IHU On-Line – O Fórum Social Mundial ainda continua sendo um ator importante para pensar um outro mundo possível?
Luiz Carlos Susin – Creio que não temos outro ator que ajude a pensar tanto e a recolher experiências populares, de movimentos com energia de transformação. Os governos ou a ONU não conseguem ocupar este espaço. O Fórum Social Mundial é o que temos de melhor num mundo pluralista com necessidade de real democracia e internacionalidade.
IHU On-Line – Como o Fórum dialogou com a Primavera Árabe?
Luiz Carlos Susin – Por um lado, os movimentos árabes que se comprometeram com o Fórum quiseram a sua realização na região porque isso ajudaria a levar adiante a consolidação das democracias. E só assuntos que mais polarizaram o Fórum foram os que interessam de forma candente a região árabe, desde o Saara Ocidental até a Palestina e a Síria. Mas o que acredito que teve maior efeito imediato foi o espírito cheio de energia e debate da primavera árabe, que deu novo impulso ao Fórum. De certa forma, quem ganhou mais talvez tenha sido o Fórum mesmo.
IHU On-Line – Qual é a mensagem da carta de encerramento do Fórum Social Mundial deste ano?
Luiz Carlos Susin – A carta, como já mencionei, é muito clara em denunciar o que não pode mais seguir sendo modelo de política, de organização das sociedades, de convivência e de dignidade. Mas tem dificuldade em mencionar um caminho onde se somam as experiências e se deem saltos de qualidade. Talvez isso seja inerente à história: os saltos têm algo de imponderável, embora normalmente aconteçam em ambiente sob muita pressão. O mais importante da carta é a renovação de compromisso em seguir o caminho de criação de consensos pela soma de experiências.
IHU On-Line – Quais são as perspectivas para a continuidade do Fórum?
Luiz Carlos Susin – Esta edição de Túnis ensinou que o FSM deve fazer parceria com regiões e países que estejam em ebulição, onde a energia de uma base popular e de movimentos sociais esteja posta na busca de transformação. O que aconteceu em Túnis foi uma “sinergia”, uma soma de energias, a regional e a do Fórum. Assim, muitos compreenderam que no futuro deve-se buscar este clima. Não falta quem esteja convicto que seria importante consolidar o caminho que a América Latina veio tomando. Mas hoje se pode constatar uma movimentação planetária. Poderia ser até a Europa, na Grécia, por exemplo. É importante que o Fórum continue a atrair debates de alto nível e que tematize numa perspectiva de política viável as experiências que ele vai somando. Para o futuro do próprio Fórum, será necessário buscar alguma estratégia de maior difusão. A mídia geral continua não dando importância ao Fórum, o que é muito sintomático. E sem notícia, sem comunicação, perde-se muito. Será necessário trabalhar mais com mídias de todo tipo.

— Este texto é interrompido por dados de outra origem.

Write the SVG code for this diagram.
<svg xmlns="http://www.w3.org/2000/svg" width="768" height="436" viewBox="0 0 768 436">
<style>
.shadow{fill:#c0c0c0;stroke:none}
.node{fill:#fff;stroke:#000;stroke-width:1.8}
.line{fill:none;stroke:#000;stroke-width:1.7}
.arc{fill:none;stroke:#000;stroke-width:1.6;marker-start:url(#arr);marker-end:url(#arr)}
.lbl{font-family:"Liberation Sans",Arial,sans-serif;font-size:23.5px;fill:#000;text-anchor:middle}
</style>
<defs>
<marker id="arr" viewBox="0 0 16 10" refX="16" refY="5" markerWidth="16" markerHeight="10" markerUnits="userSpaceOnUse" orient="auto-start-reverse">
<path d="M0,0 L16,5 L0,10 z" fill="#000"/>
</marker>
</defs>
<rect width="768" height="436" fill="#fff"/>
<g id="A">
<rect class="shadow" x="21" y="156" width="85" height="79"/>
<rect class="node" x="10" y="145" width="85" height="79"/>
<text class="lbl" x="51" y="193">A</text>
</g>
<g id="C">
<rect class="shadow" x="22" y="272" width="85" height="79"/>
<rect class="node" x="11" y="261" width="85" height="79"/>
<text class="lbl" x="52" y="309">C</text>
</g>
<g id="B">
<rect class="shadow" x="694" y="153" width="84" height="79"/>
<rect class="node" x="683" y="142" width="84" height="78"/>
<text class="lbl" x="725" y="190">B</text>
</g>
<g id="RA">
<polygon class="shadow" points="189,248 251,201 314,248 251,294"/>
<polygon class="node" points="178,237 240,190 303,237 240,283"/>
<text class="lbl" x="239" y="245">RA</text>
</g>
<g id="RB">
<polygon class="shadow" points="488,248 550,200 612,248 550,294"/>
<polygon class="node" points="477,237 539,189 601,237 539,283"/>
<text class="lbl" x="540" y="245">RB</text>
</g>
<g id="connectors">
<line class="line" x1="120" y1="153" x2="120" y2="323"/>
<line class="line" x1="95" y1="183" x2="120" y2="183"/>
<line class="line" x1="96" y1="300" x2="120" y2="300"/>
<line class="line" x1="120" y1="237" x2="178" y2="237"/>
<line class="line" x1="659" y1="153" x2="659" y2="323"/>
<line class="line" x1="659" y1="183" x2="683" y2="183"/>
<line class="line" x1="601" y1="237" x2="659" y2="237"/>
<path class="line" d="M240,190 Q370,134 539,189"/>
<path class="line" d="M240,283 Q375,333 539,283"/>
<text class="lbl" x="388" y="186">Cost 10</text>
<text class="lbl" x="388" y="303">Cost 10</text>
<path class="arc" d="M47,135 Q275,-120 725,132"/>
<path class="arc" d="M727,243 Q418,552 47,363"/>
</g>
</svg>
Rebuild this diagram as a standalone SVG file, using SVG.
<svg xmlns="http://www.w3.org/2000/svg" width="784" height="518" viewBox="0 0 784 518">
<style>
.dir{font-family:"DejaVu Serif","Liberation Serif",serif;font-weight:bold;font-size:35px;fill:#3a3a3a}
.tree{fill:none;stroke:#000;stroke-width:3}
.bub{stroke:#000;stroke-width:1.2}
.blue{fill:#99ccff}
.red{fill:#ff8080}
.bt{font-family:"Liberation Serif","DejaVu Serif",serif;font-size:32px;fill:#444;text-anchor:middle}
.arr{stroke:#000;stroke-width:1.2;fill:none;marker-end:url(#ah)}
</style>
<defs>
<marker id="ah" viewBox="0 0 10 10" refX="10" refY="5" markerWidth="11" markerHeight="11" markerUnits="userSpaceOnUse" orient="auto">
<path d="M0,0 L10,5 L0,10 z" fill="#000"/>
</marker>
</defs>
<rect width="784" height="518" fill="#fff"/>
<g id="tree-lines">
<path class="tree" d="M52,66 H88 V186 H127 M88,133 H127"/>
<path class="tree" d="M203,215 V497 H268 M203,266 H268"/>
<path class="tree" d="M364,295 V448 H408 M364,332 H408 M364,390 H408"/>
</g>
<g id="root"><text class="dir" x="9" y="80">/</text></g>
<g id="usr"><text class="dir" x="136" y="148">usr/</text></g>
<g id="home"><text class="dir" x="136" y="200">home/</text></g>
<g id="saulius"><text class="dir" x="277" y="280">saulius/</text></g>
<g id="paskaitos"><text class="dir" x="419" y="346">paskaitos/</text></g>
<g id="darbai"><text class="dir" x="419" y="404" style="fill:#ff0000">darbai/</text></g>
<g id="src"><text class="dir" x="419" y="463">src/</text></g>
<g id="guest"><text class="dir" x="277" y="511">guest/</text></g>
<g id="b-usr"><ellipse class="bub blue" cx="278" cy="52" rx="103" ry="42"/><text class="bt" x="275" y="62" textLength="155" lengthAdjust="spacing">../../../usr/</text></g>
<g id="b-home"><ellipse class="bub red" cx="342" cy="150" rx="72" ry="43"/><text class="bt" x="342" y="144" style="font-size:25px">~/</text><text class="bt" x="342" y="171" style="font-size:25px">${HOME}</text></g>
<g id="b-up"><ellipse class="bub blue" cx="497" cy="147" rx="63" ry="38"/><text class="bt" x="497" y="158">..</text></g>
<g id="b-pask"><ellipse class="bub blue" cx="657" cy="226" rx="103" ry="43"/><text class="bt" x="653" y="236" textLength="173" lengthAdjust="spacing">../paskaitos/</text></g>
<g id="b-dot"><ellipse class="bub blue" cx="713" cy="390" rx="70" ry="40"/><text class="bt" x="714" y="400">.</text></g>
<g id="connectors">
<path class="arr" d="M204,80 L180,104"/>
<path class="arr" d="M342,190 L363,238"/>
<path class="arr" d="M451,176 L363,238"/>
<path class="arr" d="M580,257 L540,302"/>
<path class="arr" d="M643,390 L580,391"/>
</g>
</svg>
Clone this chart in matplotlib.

IHU On-Line – Quais foram os temas teológicos mais candentes que emergiram do Fórum Mundial de Teologia e Libertação? Quais as tendências teológicas apresentadas?
Luiz Carlos Susin – Nós fomos estreitando os eixos de oito para três áreas que interessavam mais no ambiente da primavera árabe: 1) a relação entre religião e política democrática; 2) a relação entre gênero, democracia e religião; e 3) a construção de processos de paz no mundo pluralista contemporâneo.
IHU On-Line – Como o Fórum Mundial de Teologia e Libertação contribui para as questões discutidas no Fórum Social Mundial? Qual a relevância de um debate teológico com o Fórum Social Mundial? Quais foram as grandes questões que o Fórum Social Mundial apresentou para a teologia?
Luiz Carlos Susin – Em Túnis, dadas as circunstâncias da Primavera Árabe e da revolução da dignidade, o próprio Fórum Social Mundial abrigou muitos debates sobre a relação entre religião e política democrática. E quando se fala de democracia, faz-se necessário falar de reconhecimento, respeito, liberdade, inclusive de consciência e de religião. Por outro lado, é impossível pensar uma boa democracia sem amplos consensos, sem somar energias. Portanto, do ponto de vista da religião, tivemos diálogos entre muçulmanos e cristãos em torno de assuntos como a igualdade de gênero, a liberdade de consciência, a relação com a tradição religiosa, o diálogo de religiões. No espaço do Fórum Social Mundial tivemos experiência de rezar, cantar e dançar juntos, gente de diferentes tradições religiosas. Isso é também uma mútua contribuição!